A saída encontrada por Alcides Nogueira para driblar a camisa-de-força da classificação etária foi compensar o tônus peculiar de Ciranda de Pedra - a força social do romance - com o desenvolvimento do perfil psicológico dos personagens. Assim, a lésbica Letícia deixa de ser a desbravadora do virgem território da sexualidade alternativa, nos anos 1950, para ser simplesmente uma mulher que rejeita o modelo patriarcal, assumindo sua autonomia como esportista profissional. Conrado, o correspondente brasileiro do 'belo Antonio' de Brancati, homem consumido pela desolação, não será um impotente sexual, mas 'afetivo', tendo dificuldades para assumir o cargo de diretor da siderúrgica que recebe como nefasta herança.

'Lygia tem aquela coisa das pequenas tragédias de Katherine Mansfield', define Nogueira, justificando sua opção por um caminho mais intimista para narrar essa história de desestruturação familiar, na qual a matriarca Laura (Ana Paula Arósio) seria o que hoje se conhece como vítima de transtorno bipolar. Laura, porém, não é a protagonista, mas sim sua filha Virgínia (Tammy DiCalafiori), uma solitária rejeitada pela família, espécie de gata borralheira que herda as sobras das reformas dos quartos das irmãs quando a mãe decide se separar do rico marido advogado, Natércio (Daniel Dantas), para assumir sua relação extraconjugal com o pobre médico Daniel (Marcello Antony).

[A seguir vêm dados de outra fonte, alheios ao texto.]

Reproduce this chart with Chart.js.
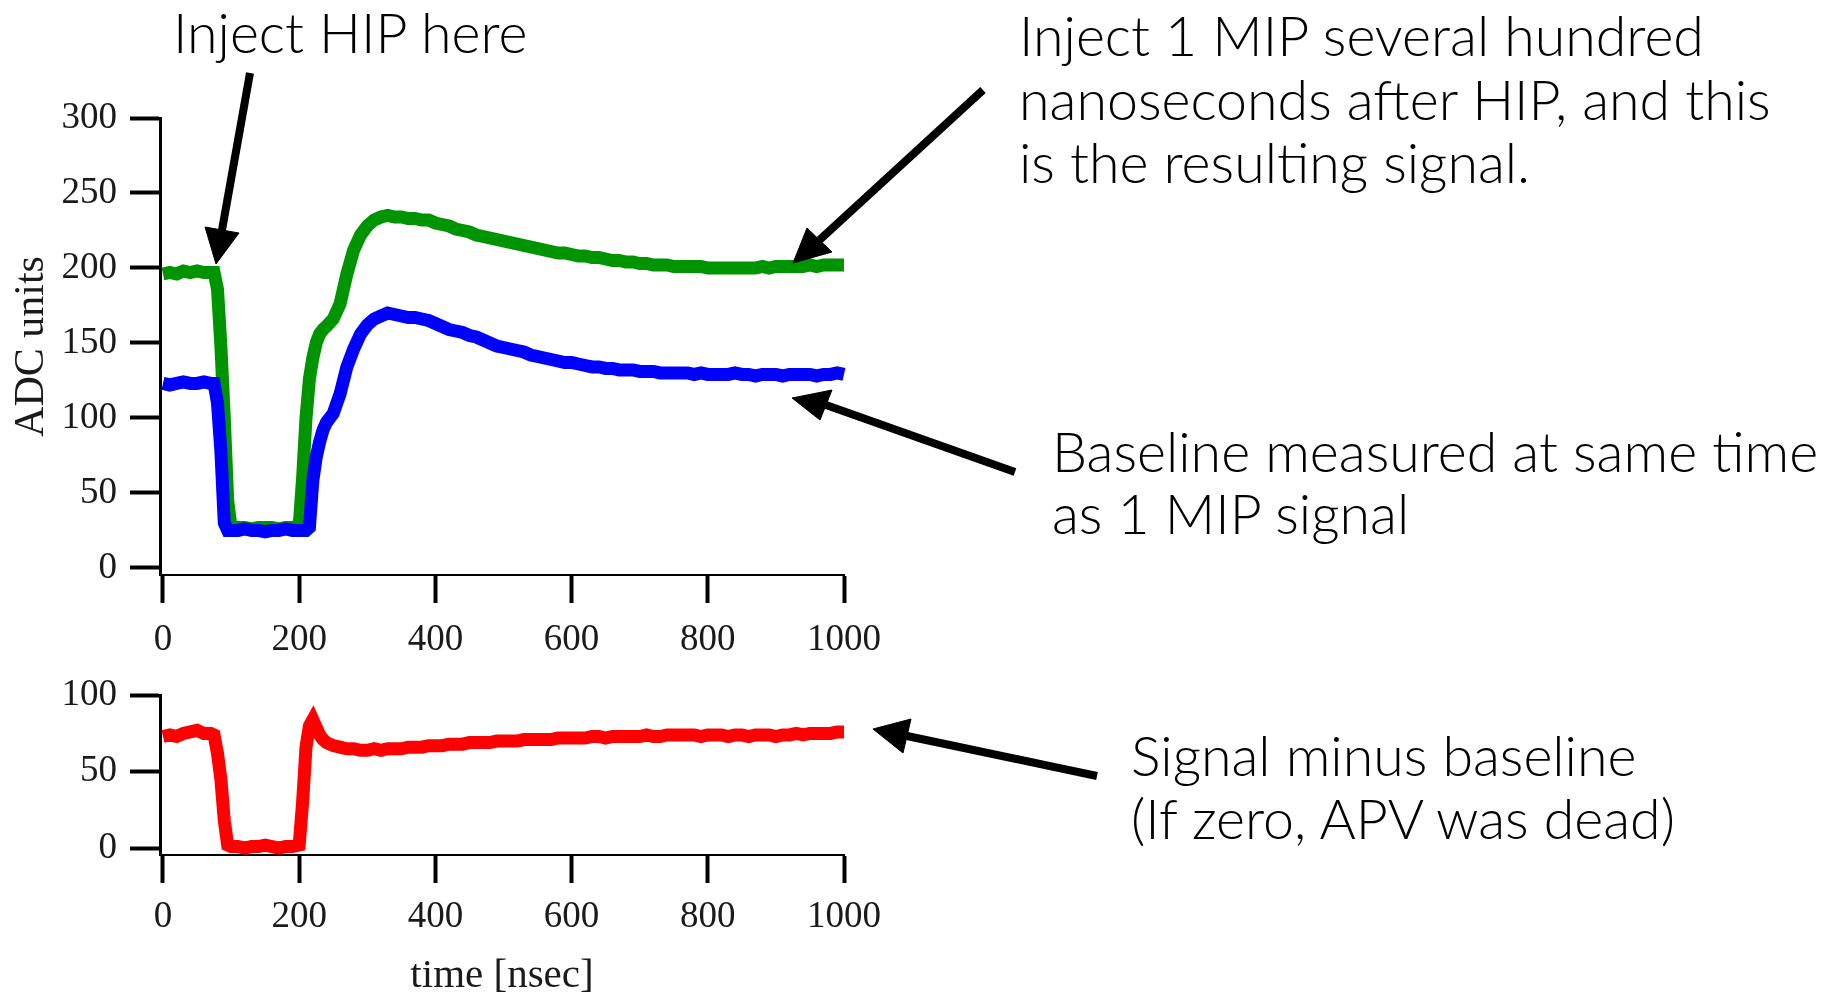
<!DOCTYPE html>
<html lang="en">
<head>
<meta charset="utf-8">
<title>APV HIP recovery</title>
<script src="https://cdn.jsdelivr.net/npm/chart.js@4.4.1/dist/chart.umd.min.js"></script>
<style>
    html, body { margin: 0; padding: 0; background: #fff; }
    #page { position: relative; width: 1845px; height: 1001px; overflow: hidden; }
    #signalChart { position: absolute; left: 0; top: 0; }
    #diffChart { position: absolute; left: 0; top: 660px; }
    #notes { position: absolute; left: 0; top: 0; pointer-events: none; }
    #notes text { font-family: Lato, "Open Sans", sans-serif; font-weight: 300; font-size: 55.5px; fill: #000; }
</style>
</head>
<body>
<div id="page">
    <canvas id="signalChart" width="900" height="660"></canvas>
    <canvas id="diffChart" width="900" height="341"></canvas>
    <svg id="notes" width="1845" height="1001">
        <text x="173" y="53">Inject HIP here</text>
        <text x="1019" y="56">Inject 1 MIP several hundred</text>
        <text x="1019" y="120">nanoseconds after HIP, and this</text>
        <text x="1019" y="183">is the resulting signal.</text>
        <text x="1052" y="472">Baseline measured at same time</text>
        <text x="1052" y="534">as 1 MIP signal</text>
        <text x="1131" y="776">Signal minus baseline</text>
        <text x="1131" y="839">(If zero, APV was dead)</text>
        <g id="arrows" fill="#000" stroke="#000"></g>
    </svg>
</div>
<script>
(function() {
    'use strict';

    // time axis [nsec], finer steps around the HIP edges
    const times = [
        0, 10, 20, 30, 40, 50, 60, 70,
        75, 80, 85, 90, 95, 100,
        110, 120, 130, 140, 150, 160, 170, 180, 190, 200,
        205, 210, 215, 220, 225, 230, 235, 240,
        250, 260, 270, 280, 290, 300, 310, 320, 330, 340,
        350, 360, 370, 380, 390, 400, 410, 420, 430, 440,
        450, 460, 470, 480, 490, 500, 510, 520, 530, 540,
        550, 560, 570, 580, 590, 600, 610, 620, 630, 640,
        650, 660, 670, 680, 690, 700, 710, 720, 730, 740,
        750, 760, 770, 780, 790, 800, 810, 820, 830, 840,
        850, 860, 870, 880, 890, 900, 910, 920, 930, 940,
        950, 960, 970, 980, 990, 1000
    ];

    // 1 MIP signal (ADC units)
    const mipSignal = [
        196, 197, 196, 198, 197, 198, 197, 197,
        197, 186, 148, 100, 45, 27,
        27, 27, 26, 27, 27, 27, 26, 27, 27, 28,
        60, 100, 126, 140, 150, 156, 159, 161,
        166, 176, 196, 212, 222, 228, 232, 234, 235, 234,
        234, 233, 233, 232, 232, 230, 229, 228, 226, 225,
        224, 222, 221, 220, 219, 218, 217, 216, 215, 214,
        213, 212, 211, 210, 210, 209, 208, 208, 207, 207,
        206, 205, 205, 204, 204, 203, 203, 202, 202, 202,
        201, 201, 201, 201, 201, 200, 200, 200, 200, 200,
        200, 200, 200, 201, 200, 201, 201, 201, 201, 201,
        202, 201, 202, 202, 202, 202
    ];

    // baseline taken at the same time (ADC units)
    const baseline = [
        123, 122, 123, 124, 123, 123, 124, 123,
        123, 110, 78, 30, 25, 25,
        25, 26, 25, 25, 24, 25, 25, 26, 25, 25,
        25, 25, 27, 58, 74, 84, 92, 97,
        103, 116, 134, 146, 156, 162, 166, 168, 170, 169,
        168, 167, 167, 166, 165, 163, 161, 159, 158, 157,
        155, 154, 152, 150, 148, 147, 146, 145, 144, 142,
        141, 140, 139, 138, 137, 137, 136, 135, 134, 134,
        133, 133, 132, 132, 132, 131, 131, 131, 130, 130,
        130, 130, 130, 129, 130, 129, 129, 129, 129, 130,
        129, 129, 128, 129, 129, 129, 128, 129, 129, 129,
        129, 128, 129, 129, 130, 129
    ];

    // signal minus baseline
    const difference = [
        73, 74, 73, 75, 76, 77, 75, 75,
        74, 62, 45, 18, 2, 1,
        1, 0, 1, 1, 2, 1, 0, 1, 1, 2,
        30, 66, 80, 84, 79, 74, 71, 69,
        67, 66, 65, 65, 64, 64, 65, 64, 65, 65,
        65, 66, 66, 66, 67, 67, 67, 68, 68, 68,
        69, 69, 69, 69, 70, 70, 70, 70, 71, 71,
        71, 71, 71, 72, 72, 72, 72, 72, 73, 73,
        72, 73, 73, 73, 73, 73, 74, 73, 73, 74,
        74, 74, 74, 74, 73, 74, 74, 74, 73, 74,
        74, 73, 74, 74, 74, 73, 74, 74, 75, 74,
        75, 75, 75, 75, 76, 76
    ];

    const timeTicks = [0, 200, 400, 600, 800, 1000];
    const adcTicks = [0, 50, 100, 150, 200, 250, 300];
    const diffTicks = [0, 50, 100];

    const serif = '"Liberation Serif", "DejaVu Serif", serif';

    document.addEventListener('DOMContentLoaded', () => {
        drawSignalChart();
        drawDiffChart();
        drawArrows();
    });

    function toPoints(values) {
        return values.map((v, i) => ({ x: times[i], y: v }));
    }

    function lineSet(values, color, order) {
        return {
            data: toPoints(values),
            borderColor: color,
            backgroundColor: color,
            borderWidth: 13,
            pointRadius: 0,
            tension: 0,
            clip: false,
            order: order
        };
    }

    // shared axis setup: fixed box sizes so both panels line up
    function axes(cfg) {
        return {
            x: {
                type: 'linear',
                min: -4.4,
                max: 1000,
                afterBuildTicks: (scale) => { scale.ticks = timeTicks.map(v => ({ value: v })); },
                afterFit: (scale) => { scale.height = cfg.xHeight; },
                ticks: {
                    padding: cfg.xPad,
                    color: '#1a1a1a',
                    font: { family: serif, size: 37 },
                    maxRotation: 0,
                    callback: (value) => String(value)
                },
                grid: {
                    drawOnChartArea: false,
                    tickLength: 28,
                    tickWidth: 4,
                    tickColor: '#000'
                },
                border: { color: '#000', width: 2 },
                title: cfg.xTitle ? {
                    display: true,
                    text: cfg.xTitle,
                    color: '#1a1a1a',
                    font: { family: serif, size: 41 },
                    padding: { top: 0, bottom: 0 }
                } : { display: false }
            },
            y: {
                type: 'linear',
                min: cfg.yMin,
                max: cfg.yMax,
                afterBuildTicks: (scale) => { scale.ticks = cfg.yTicks.map(v => ({ value: v })); },
                afterFit: (scale) => { scale.width = 160; },
                ticks: {
                    padding: 13,
                    color: '#1a1a1a',
                    font: { family: serif, size: 37 },
                    callback: (value) => String(value)
                },
                grid: {
                    drawOnChartArea: false,
                    tickLength: 30,
                    tickWidth: 4,
                    tickColor: '#000'
                },
                border: { color: '#000', width: 3 },
                title: cfg.yTitle ? {
                    display: true,
                    text: cfg.yTitle,
                    color: '#1a1a1a',
                    font: { family: serif, size: 42 },
                    padding: { top: 7, bottom: 0 }
                } : { display: false }
            }
        };
    }

    function baseOptions(padding, scales) {
        return {
            responsive: false,
            animation: false,
            events: [],
            layout: { padding: padding },
            plugins: { legend: { display: false }, tooltip: { enabled: false } },
            scales: scales
        };
    }

    function drawSignalChart() {
        const ctx = document.getElementById('signalChart');
        new Chart(ctx, {
            type: 'line',
            data: {
                datasets: [
                    lineSet(baseline, '#0000ff', 1),
                    lineSet(mipSignal, '#009400', 2)
                ]
            },
            options: baseOptions(
                { top: 118, right: 56, bottom: 0, left: 0 },
                axes({ xHeight: 85, xPad: 15, yMin: -4.7, yMax: 300, yTicks: adcTicks, yTitle: 'ADC units' })
            )
        });
    }

    function drawDiffChart() {
        const ctx = document.getElementById('diffChart');
        new Chart(ctx, {
            type: 'line',
            data: { datasets: [lineSet(difference, '#ff0000', 1)] },
            options: baseOptions(
                { top: 32, right: 56, bottom: 0, left: 0 },
                axes({ xHeight: 146, xPad: 12, yMin: -4.5, yMax: 100, yTicks: diffTicks, xTitle: 'time [nsec]' })
            )
        });
    }

    // callout arrows: tail, tip and the two back corners of the head
    const arrows = [
        { tail: [250, 73], tip: [216, 264], head: [[205, 227], [239, 233]] },
        { tail: [983, 90], tip: [793, 263], head: [[807, 228], [832, 252]] },
        { tail: [1015, 472], tip: [792, 398], head: [[832, 390], [820, 420]] },
        { tail: [1097, 776], tip: [873, 729], head: [[911, 719], [903, 753]] }
    ];

    function drawArrows() {
        const g = document.getElementById('arrows');
        const ns = 'http://www.w3.org/2000/svg';
        arrows.forEach(a => {
            const mid = [(a.head[0][0] + a.head[1][0]) / 2, (a.head[0][1] + a.head[1][1]) / 2];
            const line = document.createElementNS(ns, 'line');
            line.setAttribute('x1', a.tail[0]);
            line.setAttribute('y1', a.tail[1]);
            line.setAttribute('x2', mid[0]);
            line.setAttribute('y2', mid[1]);
            line.setAttribute('stroke-width', 8);
            g.appendChild(line);

            const head = document.createElementNS(ns, 'polygon');
            head.setAttribute('points', [a.tip, a.head[0], a.head[1]].map(p => p.join(',')).join(' '));
            head.setAttribute('stroke-width', 1);
            g.appendChild(head);
        });
    }

})();
</script>
</body>
</html>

É na casa de Natércio - 'um Dom Casmurro dilacerado', na visão do autor da novela - que existe a 'ciranda de pedra' do título. São anões ao redor de uma fonte no jardim do patriarca, que mantém a distância a filha ilegítima. Deslocada, Virgínia vai para um colégio interno e, em seu retorno, testemunha a morte da mãe e o suicídio do médico para, finalmente, voltar ao jardim que tanto amou e concluir que jamais fez parte daquela ciranda de cimento.

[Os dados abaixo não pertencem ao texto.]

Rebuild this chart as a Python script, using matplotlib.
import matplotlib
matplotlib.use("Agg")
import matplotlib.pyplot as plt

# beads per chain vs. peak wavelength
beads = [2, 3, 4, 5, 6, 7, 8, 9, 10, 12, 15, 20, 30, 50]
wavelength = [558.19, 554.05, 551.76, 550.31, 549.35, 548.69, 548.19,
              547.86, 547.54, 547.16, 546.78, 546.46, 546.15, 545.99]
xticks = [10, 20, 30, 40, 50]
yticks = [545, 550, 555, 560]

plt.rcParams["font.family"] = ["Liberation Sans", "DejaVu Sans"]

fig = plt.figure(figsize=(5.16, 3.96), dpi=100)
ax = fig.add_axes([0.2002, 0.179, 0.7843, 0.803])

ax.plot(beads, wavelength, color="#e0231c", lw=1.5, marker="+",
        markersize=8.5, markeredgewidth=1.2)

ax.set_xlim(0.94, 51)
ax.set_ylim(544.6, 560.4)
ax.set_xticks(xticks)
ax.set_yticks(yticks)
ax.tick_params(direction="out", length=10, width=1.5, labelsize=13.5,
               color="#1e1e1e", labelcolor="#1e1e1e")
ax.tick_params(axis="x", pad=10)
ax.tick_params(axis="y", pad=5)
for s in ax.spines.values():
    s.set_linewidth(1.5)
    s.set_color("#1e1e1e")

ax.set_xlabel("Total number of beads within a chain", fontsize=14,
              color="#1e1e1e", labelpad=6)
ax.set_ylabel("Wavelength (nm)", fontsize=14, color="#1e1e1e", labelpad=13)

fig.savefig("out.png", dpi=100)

Na telenovela das seis, Virgínia vai adotar uma atitude reagente, garante Nogueira. 'Natércio aceita o papel de pai para não passar por marido traído e comprometer sua posição social, enquanto Virgínia se fortalece quando volta do colégio, desistindo de pertencer a essa ciranda social fechada.' O autor assume como modelo o folhetim balzaquiano e diz que viu o suficiente dos filmes de Douglas Sirk para não sentir vergonha do melodrama. 'Talvez seja mesmo a forma que a sociedade contemporânea tenha de entender o sentido da tragédia', observa o dramaturgo, citando a adaptação que Fassbinder fez nos anos 1980 do épico Berlin Alexanderplatz, de Alfred Dõblin, minissérie produzida para a televisão alemã com 15 horas de duração, depois exibida nos cinemas. Fassbinder é um modelo assumido, por sua coragem de enfrentar o monumento literário de Dõblin, sofisticado autor expressionista alemão marcado pela leitura de Kierkegaard e ele mesmo roteirista em Hollywood nos anos 1930.

A principal adaptação que Alcides Nogueira fez foi transferir para 1958 o ponto de partida da novela, um ano simbólico por incorporar momentos históricos de ruptura como a bossa nova, a ascensão da classe média, a conquista da copa mundial de futebol e o começo da construção da nova capital. Para o dramaturgo, um proustiano de carteirinha, essa evocação do tempo perdido vai além da nostalgia. É uma oportunidade de repensar onde o Brasil tropeçou no terreno da ética.

Apesar disso, Alcides não pretende fazer da novela um tratado sociológico sobre a ascensão da classe média que, nos anos 1950, cedeu ao vale-tudo para entrar no circuito do consumo. A tradicional família Prado, avesso da pobre família de Daniel, adota, segundo o dramaturgo, um modelo chekhoviano de ser. Ou seja: no meio de um turbilhão social, tenta sobreviver como se nada pudesse afetá-la. Não é familiar?